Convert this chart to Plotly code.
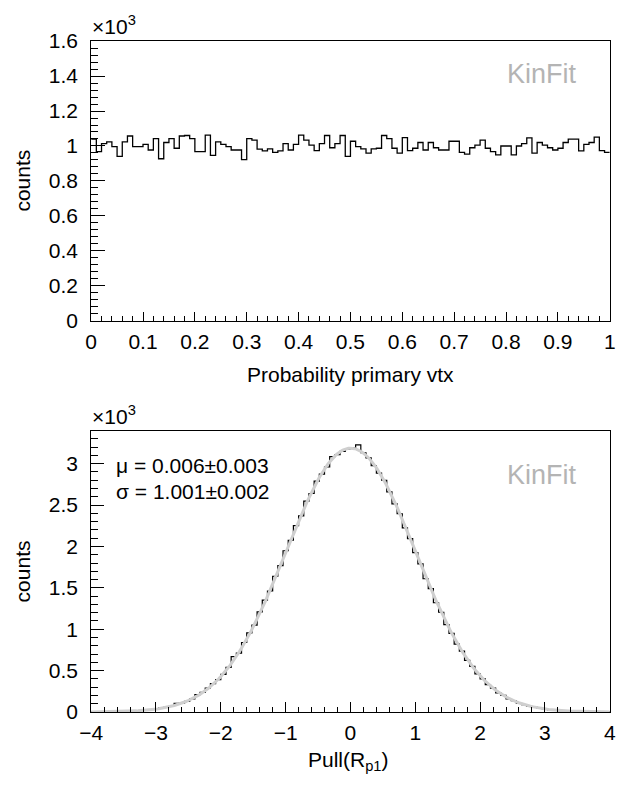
import plotly.graph_objects as go
import numpy as np

# ---------------- data ----------------
# Top: probability of primary vertex fit, 100 bins in [0, 1]
prob_lo = 0.0
prob_hi = 1.0
prob_counts = [
    1040, 968, 1014, 1024, 996, 940, 1024, 1057, 996, 996,
    1009, 977, 1042, 927, 1020, 1042, 987, 1057, 1060, 1042,
    968, 968, 1062, 946, 1024, 1009, 996, 977, 977, 922,
    1042, 1033, 982, 972, 983, 964, 972, 1014, 977, 1009,
    1062, 1033, 1005, 974, 1014, 1060, 990, 1014, 1060, 940,
    1027, 996, 983, 959, 983, 987, 1060, 1042, 987, 959,
    1048, 974, 987, 1020, 977, 1020, 990, 977, 977, 1027,
    1027, 964, 953, 990, 1005, 1033, 987, 968, 949, 1000,
    1000, 949, 1000, 1014, 1046, 959, 1020, 1005, 990, 977,
    987, 1020, 1039, 1039, 972, 1009, 1020, 1051, 974, 964,
]

# Bottom: pull distribution, 100 bins in [-4, 4]
pull_lo = -4.0
pull_hi = 4.0
pull_counts = [
    1, 2, 2, 4, 3, 7, 8, 11, 12, 18,
    21, 30, 34, 47, 55, 69, 104, 108, 128, 158,
    210, 236, 290, 342, 392, 455, 540, 668, 712, 840,
    955, 1050, 1210, 1352, 1462, 1640, 1768, 1948, 2075, 2252,
    2370, 2548, 2640, 2790, 2875, 2960, 3085, 3110, 3150, 3180,
    3190, 3228, 3132, 3070, 2975, 2885, 2800, 2660, 2515, 2395,
    2225, 2095, 1925, 1790, 1610, 1490, 1320, 1205, 1055, 950,
    820, 735, 625, 552, 460, 400, 330, 288, 232, 200,
    158, 136, 105, 90, 68, 59, 43, 36, 26, 23,
    15, 14, 9, 7, 5, 4, 3, 2, 1, 1,
]

# Gaussian fit parameters
fit_mu = 0.006
fit_sigma = 1.001
fit_amp = 3188.0
fit_text = ["μ = 0.006±0.003", "σ = 1.001±0.002"]

label_tag = "KinFit"
x_title_top = "Probability primary vtx"
x_title_bot = "Pull(R<sub>p1</sub>)"
y_title = "counts"


# ---------------- helpers ----------------
def step_xy(lo, hi, counts, scale=1000.0):
    n = len(counts)
    edges = np.linspace(lo, hi, n + 1)
    ys = [c / scale for c in counts] + [counts[-1] / scale]
    return edges, ys


W, H = 624, 790
x0px, x1px = 81.5, 615.5
top_y0, top_y1 = 30, 318
bot_y0, bot_y1 = 432, 721


def px(x):
    return x / W


def py(y):
    return 1 - y / H


FONT = "Liberation Sans, Arial, Helvetica, sans-serif"
FS = 21

fig = go.Figure()

ex, ey = step_xy(prob_lo, prob_hi, prob_counts)
fig.add_trace(go.Scatter(x=ex, y=ey, mode="lines", line=dict(color="black", width=1.3, shape="hv"),
                         xaxis="x", yaxis="y", showlegend=False, hoverinfo="skip"))

bx, by = step_xy(pull_lo, pull_hi, pull_counts)
fig.add_trace(go.Scatter(x=bx, y=by, mode="lines", line=dict(color="black", width=1.2, shape="hv"),
                         xaxis="x2", yaxis="y2", showlegend=False, hoverinfo="skip"))

fx = np.linspace(pull_lo, pull_hi, 400)
fy = fit_amp * np.exp(-0.5 * ((fx - fit_mu) / fit_sigma) ** 2) / 1000.0
fig.add_trace(go.Scatter(x=fx, y=fy, mode="lines", line=dict(color="#cfcfcf", width=3),
                         xaxis="x2", yaxis="y2", showlegend=False, hoverinfo="skip"))

axis_common = dict(showline=True, linecolor="black", linewidth=1, mirror=True,
                   ticks="inside", tickcolor="black", tickwidth=1,
                   showgrid=False, zeroline=False,
                   tickfont=dict(family=FONT, size=FS, color="black"))

fig.update_layout(
    width=W, height=H, autosize=False,
    margin=dict(l=0, r=0, t=0, b=0),
    paper_bgcolor="white", plot_bgcolor="white",
    font=dict(family=FONT, size=FS, color="black"),
    xaxis=dict(domain=[px(x0px), px(x1px)], anchor="y", range=[0, 1], dtick=0.1, tick0=0,
               ticklen=9, ticklabelstandoff=2,
               minor=dict(ticks="inside", dtick=0.02, tick0=0, ticklen=4.5, tickcolor="black", showgrid=False),
               **axis_common),
    yaxis=dict(domain=[py(top_y1), py(top_y0)], anchor="x", range=[0, 1.6], dtick=0.2, tick0=0,
               ticklen=14, ticklabelstandoff=8,
               minor=dict(ticks="inside", dtick=0.04, tick0=0, ticklen=7, tickcolor="black", showgrid=False),
               **axis_common),
    xaxis2=dict(domain=[px(x0px), px(x1px)], anchor="y2", range=[-4, 4], dtick=1, tick0=0,
                ticklen=10, ticklabelstandoff=2,
                minor=dict(ticks="inside", dtick=0.2, tick0=0, ticklen=5, tickcolor="black", showgrid=False),
                **axis_common),
    yaxis2=dict(domain=[py(bot_y1), py(bot_y0)], anchor="x2", range=[0, 3.39], dtick=0.5, tick0=0,
                ticklen=13, ticklabelstandoff=8,
                minor=dict(ticks="inside", dtick=0.1, tick0=0, ticklen=6.5, tickcolor="black", showgrid=False),
                **axis_common),
)

ann = []
for ytop in (top_y0, bot_y0):
    ann.append(dict(x=px(x0px - 1), y=py(ytop - 1), xref="paper", yref="paper", xanchor="left", yanchor="bottom",
                    text="×10<sup>3</sup>", showarrow=False, font=dict(family=FONT, size=FS, color="black")))
ann.append(dict(x=px(546), y=py(64), xref="paper", yref="paper", xanchor="center", yanchor="middle",
                text=label_tag, showarrow=False, font=dict(family=FONT, size=27, color="#b4b4b4")))
ann.append(dict(x=px(546), y=py(477), xref="paper", yref="paper", xanchor="center", yanchor="middle",
                text=label_tag, showarrow=False, font=dict(family=FONT, size=27, color="#b4b4b4")))
ann.append(dict(x=px(105), y=py(467), xref="paper", yref="paper", xanchor="left", yanchor="middle",
                text=fit_text[0], showarrow=False, font=dict(family=FONT, size=FS, color="black")))
ann.append(dict(x=px(105), y=py(494), xref="paper", yref="paper", xanchor="left", yanchor="middle",
                text=fit_text[1], showarrow=False, font=dict(family=FONT, size=FS, color="black")))
ann.append(dict(x=px(348.5), y=py(373), xref="paper", yref="paper", xanchor="center", yanchor="middle",
                text=x_title_top, showarrow=False, font=dict(family=FONT, size=FS, color="black")))
ann.append(dict(x=px(346), y=py(756), xref="paper", yref="paper", xanchor="center", yanchor="top",
                text=x_title_bot, showarrow=False, font=dict(family=FONT, size=FS, color="black")))
for yc in ((top_y0 + top_y1) / 2, (bot_y0 + bot_y1) / 2):
    ann.append(dict(x=px(11), y=py(yc), xref="paper", yref="paper", xanchor="center", yanchor="middle",
                    text=y_title, textangle=-90, showarrow=False, font=dict(family=FONT, size=FS, color="black")))
fig.update_layout(annotations=ann)

fig.write_html("out.html")
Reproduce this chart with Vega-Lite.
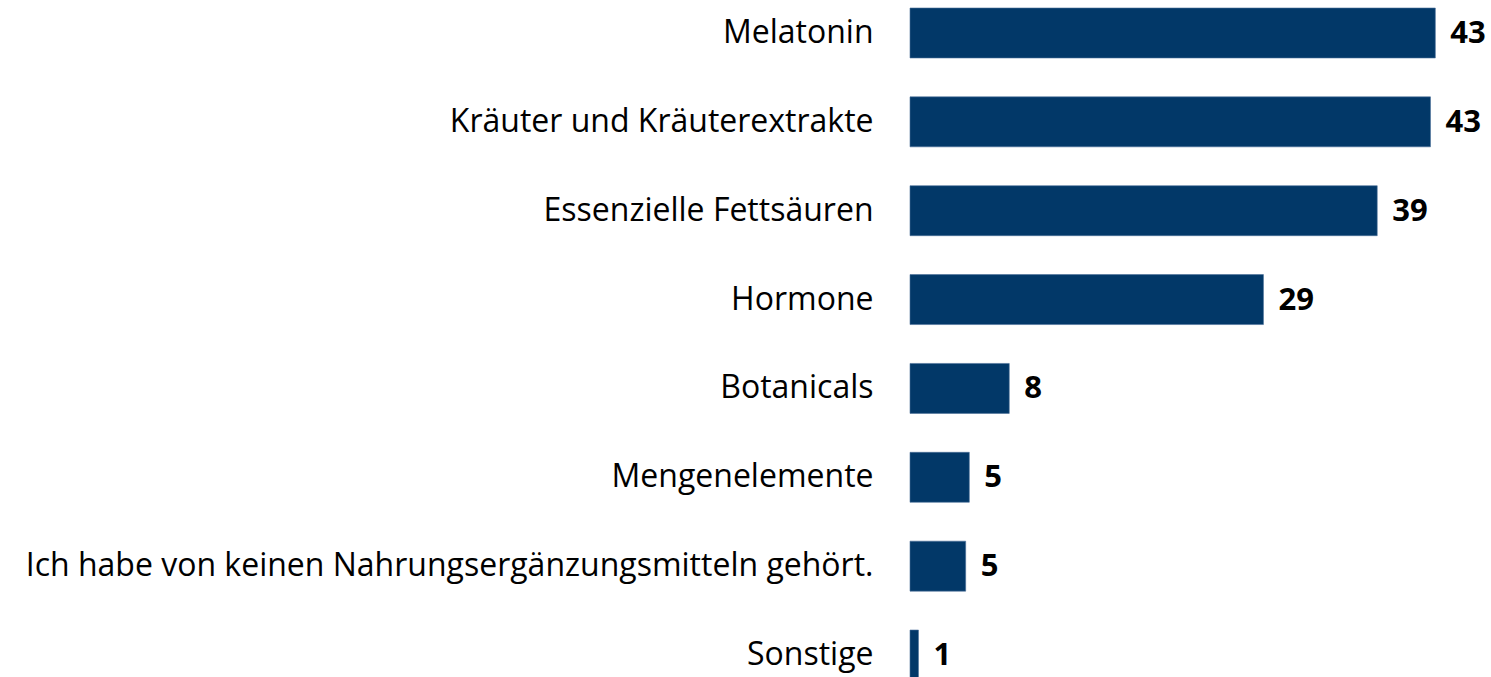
{
  "$schema": "https://vega.github.io/schema/vega-lite/v6.json",
  "width": 581,
  "height": 669,
  "autosize": {"type": "none"},
  "padding": {"left": 910, "top": 8, "right": 0, "bottom": 0},
  "background": "white",
  "config": {"view": {"stroke": null}},
  "data": {
    "values": [
      {"item": "Melatonin", "value": 43.4},
      {"item": "Kräuter und Kräuterextrakte", "value": 43.0},
      {"item": "Essenzielle Fettsäuren", "value": 38.6},
      {"item": "Hormone", "value": 29.2},
      {"item": "Botanicals", "value": 8.2},
      {"item": "Mengenelemente", "value": 4.9},
      {"item": "Ich habe von keinen Nahrungsergänzungsmitteln gehört.", "value": 4.6},
      {"item": "Sonstige", "value": 0.7}
    ]
  },
  "encoding": {
    "y": {
      "field": "item",
      "type": "nominal",
      "sort": null,
      "scale": {"range": [0, 672], "paddingInner": 0.4375, "paddingOuter": 0},
      "axis": {
        "title": null,
        "domain": false,
        "ticks": false,
        "labelPadding": 37,
        "labelFont": "Open Sans",
        "labelFontSize": 32,
        "labelColor": "#000000",
        "labelLimit": 1000
      }
    },
    "x": {
      "field": "value",
      "type": "quantitative",
      "scale": {"domain": [0, 48]},
      "axis": null
    }
  },
  "layer": [
    {"mark": {"type": "bar", "color": "#023868", "stroke": "#4a6f99", "strokeWidth": 0.6}},
    {
      "mark": {"type": "text", "align": "left", "baseline": "middle", "dx": 15, "dy": 1, "font": "Open Sans", "fontSize": 31, "fontWeight": "bold", "color": "#000000"},
      "encoding": {"text": {"field": "value", "type": "quantitative", "format": ".0f"}}
    }
  ]
}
........
-- Exercise requirements --
What is the number of lines in the data holding the word "this"? Reply with that number only.

-- Response --
2